Post-launch ownership is a real concern
These worries usually come from everyday operations:
- A customer says they entered the wrong details, and nobody knows who should update the record.
- A confirmation email does not arrive, and the team is unsure whether to resend it manually or ask for a technical check.
- A staff member leaves, and nobody knows who updates names, notification recipients, or display order.
- Month-end counts are needed, but the team has not decided who can correct closed records.
- Reception staff, field staff, the manager, and the outside support partner are all possible contacts, so people hesitate.
- Only one person knows the password, so small changes stop when that person is away.
The issue is not always the system itself. It is often that daily checking, small updates, data review, and technical fixes were not assigned before launch.
The short answer
Before requesting development, make a provisional decision for five post-launch roles:
- Who receives customer inquiries first.
- Who checks applications or bookings every day.

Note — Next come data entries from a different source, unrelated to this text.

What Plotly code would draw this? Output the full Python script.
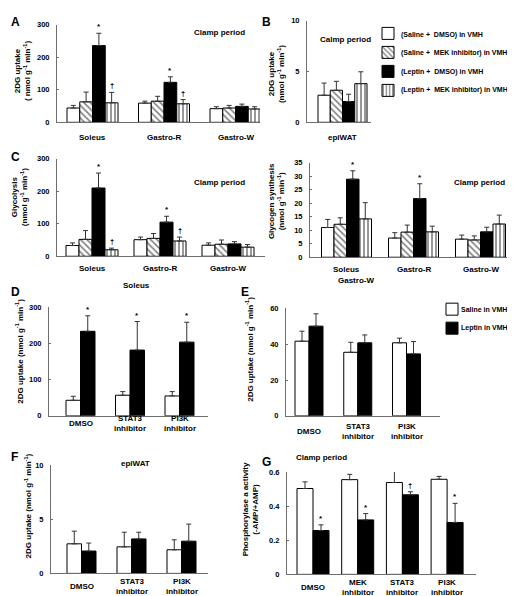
import plotly.graph_objects as go

W, H = 515, 596
FONT = "Liberation Sans"

# ---------------- data ----------------
# Panel A: 2DG uptake (nmol g-1 min-1), clamp period
A_cats = ["Soleus", "Gastro-R", "Gastro-W"]
A_sal_dmso = [44, 59, 42]
A_sal_dmso_err = [8, 6, 6]
A_sal_mek = [63, 65, 44]
A_sal_mek_err = [30, 15, 8]
A_lep_dmso = [236, 123, 49]
A_lep_dmso_err = [38, 17, 7]
A_lep_mek = [60, 57, 41]
A_lep_mek_err = [32, 13, 7]
A_lep_dmso_marks = ["*", "*", ""]
A_lep_mek_marks = ["\u2020", "\u2020", ""]

# Panel B: epiWAT 2DG uptake
B_cats = ["epiWAT"]
B_sal_dmso = [2.67]
B_sal_dmso_err = [1.2]
B_sal_mek = [3.16]
B_sal_mek_err = [0.88]
B_lep_dmso = [2.05]
B_lep_dmso_err = [0.72]
B_lep_mek = [3.81]
B_lep_mek_err = [1.17]

# Panel C (left): glycolysis
C_cats = ["Soleus", "Gastro-R", "Gastro-W"]
C_sal_dmso = [33, 51, 34]
C_sal_dmso_err = [8, 8, 7]
C_sal_mek = [52, 55, 37]
C_sal_mek_err = [27, 15, 13]
C_lep_dmso = [210, 105, 38]
C_lep_dmso_err = [46, 18, 7]
C_lep_mek = [20, 47, 28]
C_lep_mek_err = [5, 12, 8]
C_lep_dmso_marks = ["*", "*", ""]
C_lep_mek_marks = ["\u2020", "\u2020", ""]

# Panel C (right): glycogen synthesis
G2_cats = ["Soleus", "Gastro-R", "Gastro-W"]
G2_sal_dmso = [11.0, 7.1, 6.7]
G2_sal_dmso_err = [3.0, 2.0, 1.5]
G2_sal_mek = [12.2, 9.3, 6.4]
G2_sal_mek_err = [2.4, 2.6, 1.5]
G2_lep_dmso = [28.9, 21.7, 9.4]
G2_lep_dmso_err = [3.1, 5.5, 1.7]
G2_lep_mek = [14.2, 9.4, 12.3]
G2_lep_mek_err = [6.0, 2.1, 3.3]
G2_lep_dmso_marks = ["*", "*", ""]

# Panel D: Soleus
D_cats = ["DMSO", "STAT3<br>inhibitor", "PI3K<br>inhibitor"]
D_saline = [43, 57, 55]
D_saline_err = [11, 10, 12]
D_leptin = [234, 182, 204]
D_leptin_err = [43, 79, 55]
D_leptin_marks = ["*", "*", "*"]

# Panel E: Gastro-W
E_cats = ["DMSO", "STAT3<br>inhibitor", "PI3K<br>inhibitor"]
E_saline = [41.7, 35.5, 40.8]
E_saline_err = [5.6, 5.6, 2.6]
E_leptin = [50.1, 40.8, 34.6]
E_leptin_err = [6.9, 4.4, 6.9]

# Panel F: epiWAT
F_cats = ["DMSO", "STAT3<br>inhibitor", "PI3K<br>inhibitor"]
F_saline = [2.73, 2.45, 2.18]
F_saline_err = [1.17, 1.35, 0.92]
F_leptin = [2.06, 3.18, 2.97]
F_leptin_err = [0.74, 0.62, 1.58]

# Panel G: phosphorylase a activity
G_cats = ["DMSO", "MEK<br>inhibitor", "STAT3<br>inhibitor", "PI3K<br>inhibitor"]
G_saline = [0.503, 0.555, 0.538, 0.557]
G_saline_err = [0.039, 0.031, 0.072, 0.017]
G_leptin = [0.257, 0.319, 0.466, 0.304]
G_leptin_err = [0.033, 0.037, 0.018, 0.112]
G_leptin_marks = ["*", "*", "\u2020", "*"]

SERIES4 = ["(Saline +  DMSO) in VMH", "(Saline +  MEK inhibitor) in VMH",
           "(Leptin +  DMSO) in VMH", "(Leptin +  MEK inhibitor) in VMH"]
SERIES2 = ["Saline in VMH", "Leptin in VMH"]

# ---------------- styles ----------------
STY = {
    "white": dict(color="white"),
    "diag": dict(color="white", pattern=dict(shape="\\", fgcolor="black", bgcolor="white",
                                              size=4.5, solidity=0.35)),
    "black": dict(color="black"),
    "vert": dict(color="white", pattern=dict(shape="|", fgcolor="black", bgcolor="white",
                                              size=4, solidity=0.4)),
}
AXC = "#6e6e6e"
BOLD = dict(family=FONT, weight="bold", color="black")

fig = go.Figure()
annots = []
layout = {}


def add_panel(k, cats, series, geom, yticks, label_shift):
    x0, x1, ytop, ybot, ymax, c0, sp, gw = geom
    xa = "x" if k == 1 else f"x{k}"
    ya = "y" if k == 1 else f"y{k}"
    n = len(series)
    w = gw / n / sp
    start = -gw / (2 * sp)
    for i, s in enumerate(series):
        name, vals, errs, sty, marks, leg = s
        off = start + i * w
        fig.add_trace(go.Bar(
            x=cats, y=vals, xaxis=xa, yaxis=ya,
            # legend swatches only; their labels are drawn as annotations beside them
            name="" if leg else name,
            width=w, offset=off,
            marker=dict(**STY[sty], line=dict(color="black", width=1)),
            error_y=dict(type="data", array=errs, arrayminus=[0] * len(errs), symmetric=False,
                         color="#333333", thickness=1, width=2.5),
            showlegend=leg is not None, legend=leg if leg else "legend",
        ))
        if marks:
            for j, m in enumerate(marks):
                if m:
                    f = dict(**BOLD, size=8 if m == "*" else 7.5)
                    annots.append(dict(
                        x=j + off + w / 2, y=vals[j] + errs[j], xref=xa, yref=ya,
                        text=m, showarrow=False, yanchor="bottom", font=f, yshift=0))
    key_x = "xaxis" if k == 1 else f"xaxis{k}"
    key_y = "yaxis" if k == 1 else f"yaxis{k}"
    layout[key_x] = dict(
        domain=[x0 / W, x1 / W], anchor=ya, type="category",
        range=[-(c0 - x0) / sp, (x1 - c0) / sp],
        showline=True, linecolor=AXC, linewidth=1, ticks="", showgrid=False, zeroline=False,
        showticklabels=False,
    )
    layout[key_y] = dict(
        domain=[1 - ybot / H, 1 - ytop / H], anchor=xa, range=[0, ymax],
        tickvals=yticks, showline=True, linecolor=AXC, linewidth=1,
        ticks="inside", ticklen=2, tickcolor=AXC, showgrid=False, zeroline=False,
        tickfont=dict(**BOLD, size=7.5), ticklabelstandoff=5,
    )
    # category labels under the axis
    for j, c in enumerate(cats):
        annots.append(dict(x=j, y=0, xref=xa, yref=f"{ya} domain", text=c, showarrow=False,
                           yanchor="middle", yshift=-label_shift,
                           font=dict(**BOLD, size=8)))


def four(vals_errs, marks_list, legend=None):
    out = []
    stys = ["white", "diag", "black", "vert"]
    for i, (v, e) in enumerate(vals_errs):
        out.append((SERIES4[i], v, e, stys[i], marks_list[i], legend))
    return out


# geometry: x0, x1, ytop(px at ymax), ybot(px at 0), ymax, first center px, spacing px, group px
add_panel(1, A_cats, four([(A_sal_dmso, A_sal_dmso_err), (A_sal_mek, A_sal_mek_err),
                           (A_lep_dmso, A_lep_dmso_err), (A_lep_mek, A_lep_mek_err)],
                          [None, None, A_lep_dmso_marks, A_lep_mek_marks]),
          (49, 252, 13, 112, 300, 84.5, 71.5, 51), [0, 100, 200, 300], 15)
add_panel(2, B_cats, four([(B_sal_dmso, B_sal_dmso_err), (B_sal_mek, B_sal_mek_err),
                           (B_lep_dmso, B_lep_dmso_err), (B_lep_mek, B_lep_mek_err)],
                          [None, None, None, None], legend="legend"),
          (299, 363, 9, 112, 10, 334.5, 71, 49), [0, 5, 10], 15)
add_panel(3, C_cats, four([(C_sal_dmso, C_sal_dmso_err), (C_sal_mek, C_sal_mek_err),
                           (C_lep_dmso, C_lep_dmso_err), (C_lep_mek, C_lep_mek_err)],
                          [None, None, C_lep_dmso_marks, C_lep_mek_marks]),
          (49, 257, 149, 248, 300, 84, 68, 52), [0, 100, 200, 300], 12)
add_panel(4, G2_cats, four([(G2_sal_dmso, G2_sal_dmso_err), (G2_sal_mek, G2_sal_mek_err),
                            (G2_lep_dmso, G2_lep_dmso_err), (G2_lep_mek, G2_lep_mek_err)],
                           [None, None, G2_lep_dmso_marks, None]),
          (302, 510, 153, 249, 35, 338.5, 67, 50), [0, 5, 10, 15, 20, 25, 30, 35], 12)
add_panel(5, D_cats, [(SERIES2[0], D_saline, D_saline_err, "white", None, None),
                      (SERIES2[1], D_leptin, D_leptin_err, "black", D_leptin_marks, None)],
          (41, 200, 300, 410, 300, 72.5, 49.5, 29), [0, 100, 200, 300], 8)
add_panel(6, E_cats, [(SERIES2[0], E_saline, E_saline_err, "white", None, "legend2"),
                      (SERIES2[1], E_leptin, E_leptin_err, "black", None, "legend2")],
          (278, 432, 301, 410, 60, 301, 48.75, 28), [0, 20, 40, 60], 16)
add_panel(7, F_cats, [(SERIES2[0], F_saline, F_saline_err, "white", None, None),
                      (SERIES2[1], F_leptin, F_leptin_err, "black", None, None)],
          (43, 200, 460, 570, 10, 73.5, 50, 29), [0, 5, 10], 13)
add_panel(8, G_cats, [(SERIES2[0], G_saline, G_saline_err, "white", None, None),
                      (SERIES2[1], G_leptin, G_leptin_err, "black", G_leptin_marks, None)],
          (279, 468, 467, 571, 0.6, 305, 44.7, 32), [0, 0.2, 0.4, 0.6], 13)


def ptxt(x, y, text, size=8, angle=0, xanchor="center", yanchor="middle"):
    annots.append(dict(x=x / W, y=1 - y / H, xref="paper", yref="paper", text=text,
                       showarrow=False, textangle=angle, xanchor=xanchor, yanchor=yanchor,
                       font=dict(**BOLD, size=size)))


UNIT = "nmol g<sup>-1</sup> min<sup>-1</sup>"
# panel letters
ptxt(1, 10, "A", 12, xanchor="left")
ptxt(252, 10, "B", 12, xanchor="left")
ptxt(1, 147, "C", 12, xanchor="left")
ptxt(1, 284, "D", 12, xanchor="left")
ptxt(231, 284, "E", 12, xanchor="left")
ptxt(1, 452, "F", 12, xanchor="left")
ptxt(252, 457, "G", 12, xanchor="left")
# y-axis titles
ptxt(14, 60, "2DG uptake<br>( " + UNIT + ")", 8, -90)
ptxt(268, 63, "2DG uptake<br>(" + UNIT + ")", 8, -90)
ptxt(11, 188, "Glycolysis<br>(" + UNIT + ")", 8, -90)
ptxt(268, 192, "Glycogen synthesis<br>(" + UNIT + ")", 8, -90)
ptxt(11, 345, "2DG uptake (" + UNIT + ")", 8, -90)
ptxt(241, 343, "2DG uptake (" + UNIT + ")", 8, -90)
ptxt(20, 502, "2DG uptake (" + UNIT + ")", 8, -90)
ptxt(242, 505, "Phosphorylase a activity<br>(-AMP/+AMP)", 8, -90)
# period labels / panel titles
ptxt(211, 21, "Clamp period")
ptxt(337, 28, "Calmp period")
ptxt(211, 173, "Clamp period")
ptxt(471, 173, "Clamp period")
ptxt(313, 452, "Clamp period")
ptxt(128, 278, "Soleus")
ptxt(348, 273, "Gastro-W")
ptxt(127, 458, "epiWAT")
# legend labels (placed beside the legend swatches)
for name, yy in zip(SERIES4, [23.5, 42, 60.5, 79]):
    ptxt(391, yy, name, 7, xanchor="left")
for name, yy in zip(SERIES2, [302.5, 320.5]):
    ptxt(451, yy, name, 7, xanchor="left")

fig.update_layout(
    width=W, height=H, margin=dict(l=0, r=0, t=0, b=0),
    paper_bgcolor="white", plot_bgcolor="rgba(0,0,0,0)",
    barmode="group", annotations=annots,
    font=dict(family=FONT, color="black"),
    legend=dict(x=360 / W, y=1 - 7 / H, xanchor="left", yanchor="top",
                font=dict(family=FONT, size=8),
                bgcolor="rgba(0,0,0,0)", traceorder="normal", itemwidth=30),
    legend2=dict(x=424 / W, y=1 - 287 / H, xanchor="left", yanchor="top",
                 font=dict(family=FONT, size=8),
                 bgcolor="rgba(0,0,0,0)", traceorder="normal", itemwidth=30),
    **layout,
)

fig.write_html("out.html")
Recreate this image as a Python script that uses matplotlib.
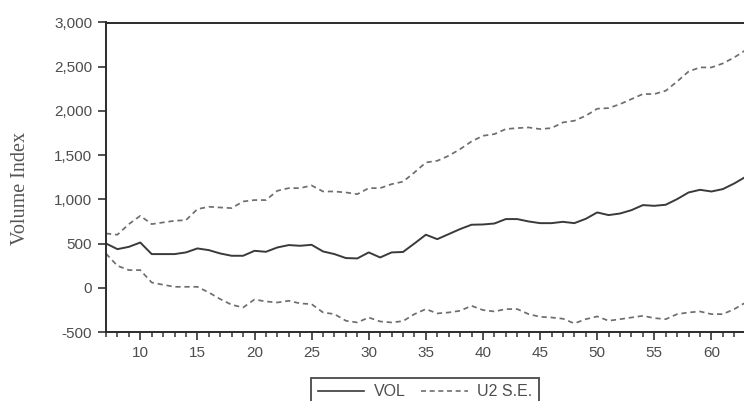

- Who updates small text, staff names, prices, or opening hours.
- Who notices when email, notifications, or login stop working.
- Who reviews monthly counts and unresolved cases.
The internal team does not need to own everything. At the same time, if every tiny change depends on an outside partner, simple updates will wait.
A practical split is: the internal team checks daily work, the support partner fixes the system, and uncertain cases have a clear handoff rule.
The first consultation does not require a perfect ownership plan. It is enough to say: “Reception will receive inquiries, the manager will review month-end numbers, small text updates are undecided, and we want to discuss what the support partner should handle.”
Separate the work that appears after launch
For a small business app, “operations” does not need to sound technical. Start by naming the daily work in plain language.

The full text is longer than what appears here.